Imports seen easing food inflation

The government must allow more imports of agricultural products to ease food inflation within the 2 to 4 percent target of the Bangko Sentral ng Pilipinas this year, an economist has said.

Professor Ramon Clarete of the University of the Philippines Diliman told Daily Tribune that growth in imports must support the central bank’s monetary policy in order to pull food prices down.

“Overall inflation fed by high food prices is expected to still be above the BSP ceiling rate of 4 percent,” Clarete said.

While a higher BSP policy rate can lower prices by tempering consumer demand for goods like food products, it also threatens to dampen business activities, he explained.

“Monetary correction has limited use, without sacrificing economic growth too much,” the economist stressed.

Since last year, BSP has raised its policy rate by 400 basis points to control overall inflation, which slightly eased to 8.6 percent last month after climbing to 8.7 percent in January, the highest in 14 years.

Economists, however, said the limited supply of some agricultural products pushed food prices up.

The highest prices were seen in sugar and desserts which eased to 37 percent inflation last month from 38.8 percent in January, after the government ordered the importation of 440,000 metric tons of sugar on 15 February.

Enough sugar

Department of Agriculture spokesperson Rex Estoperez said last Friday that the sugar supply will be sufficient this year due to imports and constant monitoring by authorities over smugglers and hoarders.

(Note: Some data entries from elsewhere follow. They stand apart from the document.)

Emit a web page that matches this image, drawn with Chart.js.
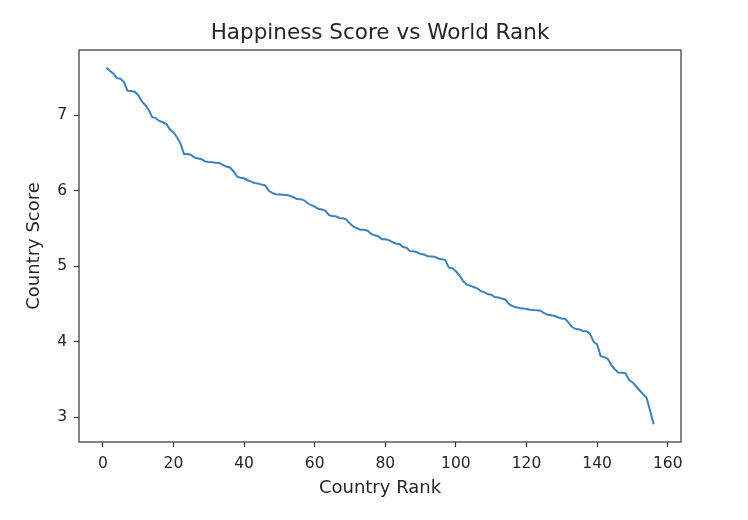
<!DOCTYPE html>
<html>
<head>
<meta charset="utf-8">
<script src="https://cdn.jsdelivr.net/npm/chart.js@4.4.1/dist/chart.umd.min.js"></script>
<style>
  html, body { margin: 0; padding: 0; background: #ffffff; }
  #wrap { width: 748px; height: 520px; }
</style>
</head>
<body>
<div id="wrap"><canvas id="c" width="748" height="520"></canvas></div>
<script>
const ranks = Array.from({length: 156}, (_, i) => i + 1);
const scores = [
  7.632, 7.594, 7.555, 7.495, 7.487, 7.441, 7.328, 7.324, 7.314, 7.272,
  7.190, 7.139, 7.072, 6.977, 6.965, 6.927, 6.910, 6.886, 6.814, 6.774,
  6.711, 6.627, 6.489, 6.488, 6.476, 6.441, 6.430, 6.419, 6.388, 6.382,
  6.379, 6.374, 6.371, 6.343, 6.322, 6.310, 6.260, 6.192, 6.173, 6.167,
  6.141, 6.123, 6.105, 6.096, 6.083, 6.072, 6.000, 5.973, 5.956, 5.952,
  5.948, 5.945, 5.933, 5.915, 5.891, 5.890, 5.875, 5.835, 5.810, 5.790,
  5.762, 5.752, 5.739, 5.681, 5.663, 5.662, 5.640, 5.636, 5.620, 5.566,
  5.524, 5.504, 5.483, 5.483, 5.472, 5.430, 5.410, 5.398, 5.358, 5.358,
  5.347, 5.321, 5.302, 5.295, 5.254, 5.246, 5.201, 5.199, 5.185, 5.161,
  5.155, 5.131, 5.129, 5.125, 5.103, 5.093, 5.082, 4.982, 4.975, 4.933,
  4.880, 4.806, 4.758, 4.743, 4.724, 4.707, 4.671, 4.657, 4.631, 4.623,
  4.592, 4.586, 4.571, 4.559, 4.500, 4.471, 4.456, 4.447, 4.441, 4.433,
  4.424, 4.419, 4.417, 4.410, 4.377, 4.356, 4.350, 4.340, 4.321, 4.308,
  4.301, 4.245, 4.190, 4.166, 4.161, 4.141, 4.139, 4.103, 3.999, 3.964,
  3.808, 3.795, 3.774, 3.692, 3.632, 3.590, 3.587, 3.582, 3.495, 3.462,
  3.408, 3.355, 3.303, 3.254, 3.083, 2.905
];
const xTicks = [0, 20, 40, 60, 80, 100, 120, 140, 160];
const yTicks = [3, 4, 5, 6, 7];

const textColor = '#262626';
const axisColor = '#333333';
const fontFamily = '"DejaVu Sans", sans-serif';

const frame = {
  id: 'frame',
  afterLayout(chart) {
    const a = chart.chartArea;
    const tb = chart.titleBlock;
    if (tb) {
      tb.left = a.left;
      tb.right = a.right;
      tb.width = a.right - a.left;
    }
  },
  afterDraw(chart) {
    const {ctx, chartArea: a} = chart;
    ctx.save();
    ctx.strokeStyle = axisColor;
    ctx.lineWidth = 1.2;
    ctx.strokeRect(a.left, a.top, a.right - a.left, a.bottom - a.top);
    ctx.restore();
  }
};

new Chart(document.getElementById('c'), {
  type: 'line',
  data: {
    datasets: [{
      data: ranks.map((r, i) => ({x: r, y: scores[i]})),
      borderColor: '#3d82ba',
      borderWidth: 2,
      pointRadius: 0,
      tension: 0,
      fill: false
    }]
  },
  options: {
    responsive: false,
    animation: false,
    layout: { padding: { left: 0, right: 67, top: 0, bottom: 0 } },
    plugins: {
      legend: { display: false },
      tooltip: { enabled: false },
      title: {
        display: true,
        text: 'Happiness Score vs World Rank',
        color: textColor,
        font: { family: fontFamily, size: 21.5, weight: 'normal' },
        padding: { top: 21, bottom: 3.2 }
      }
    },
    scales: {
      x: {
        type: 'linear',
        min: -6.75,
        max: 163.75,
        afterBuildTicks(s) { s.ticks = xTicks.map(v => ({value: v})); },
        afterFit(s) { s.height = 78; },
        grid: { drawOnChartArea: false, drawTicks: true, tickLength: 5, tickColor: axisColor, tickWidth: 1.2 },
        border: { display: false },
        ticks: { color: textColor, font: { family: fontFamily, size: 15.5 }, padding: 8, maxRotation: 0, autoSkip: false },
        title: { display: true, text: 'Country Rank', color: textColor, font: { family: fontFamily, size: 18 }, padding: 21 }
      },
      y: {
        type: 'linear',
        min: 2.6687,
        max: 7.8683,
        afterBuildTicks(s) { s.ticks = yTicks.map(v => ({value: v})); },
        afterFit(s) { s.width = 79; },
        grid: { drawOnChartArea: false, drawTicks: true, tickLength: 5, tickColor: axisColor, tickWidth: 1.2 },
        border: { display: false },
        ticks: { color: textColor, font: { family: fontFamily, size: 15.5 }, padding: 7, autoSkip: false },
        title: { display: true, text: 'Country Score', color: textColor, font: { family: fontFamily, size: 18 }, padding: 24 }
      }
    }
  },
  plugins: [frame]
});
</script>
</body>
</html>
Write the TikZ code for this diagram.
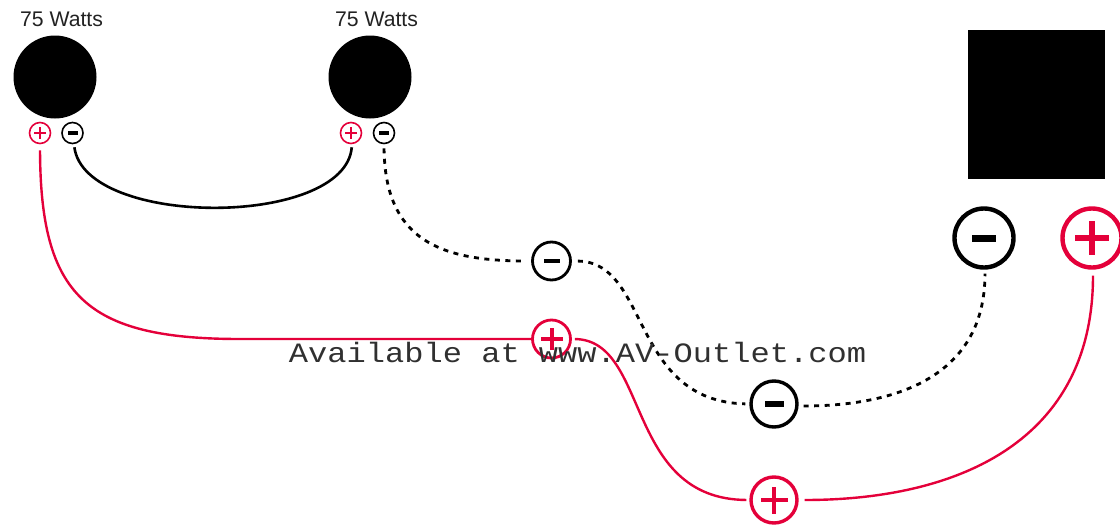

The DA official said illegal traders have been able to manipulate prices for a long time now because of weak operations.

Thus, the DA and other government agencies have been aggressive in stopping smuggled products from reaching markets and in apprehending hoarders.

Onion prices soared up to P800 per kilo last December amid the hoarding that created an artificial supply shortage.

To meet consumer demand and lower prices, the agriculture department ordered the importation of 21,060 metric tons of onions in January.

The latest government data, however, showed prices of onions at still P120 to P150 per kilo, higher than the DA’s target of P80 to P100 per kilo.

Meanwhile, prices of refined sugar have been down to P97 per kilo from P102 per kilo.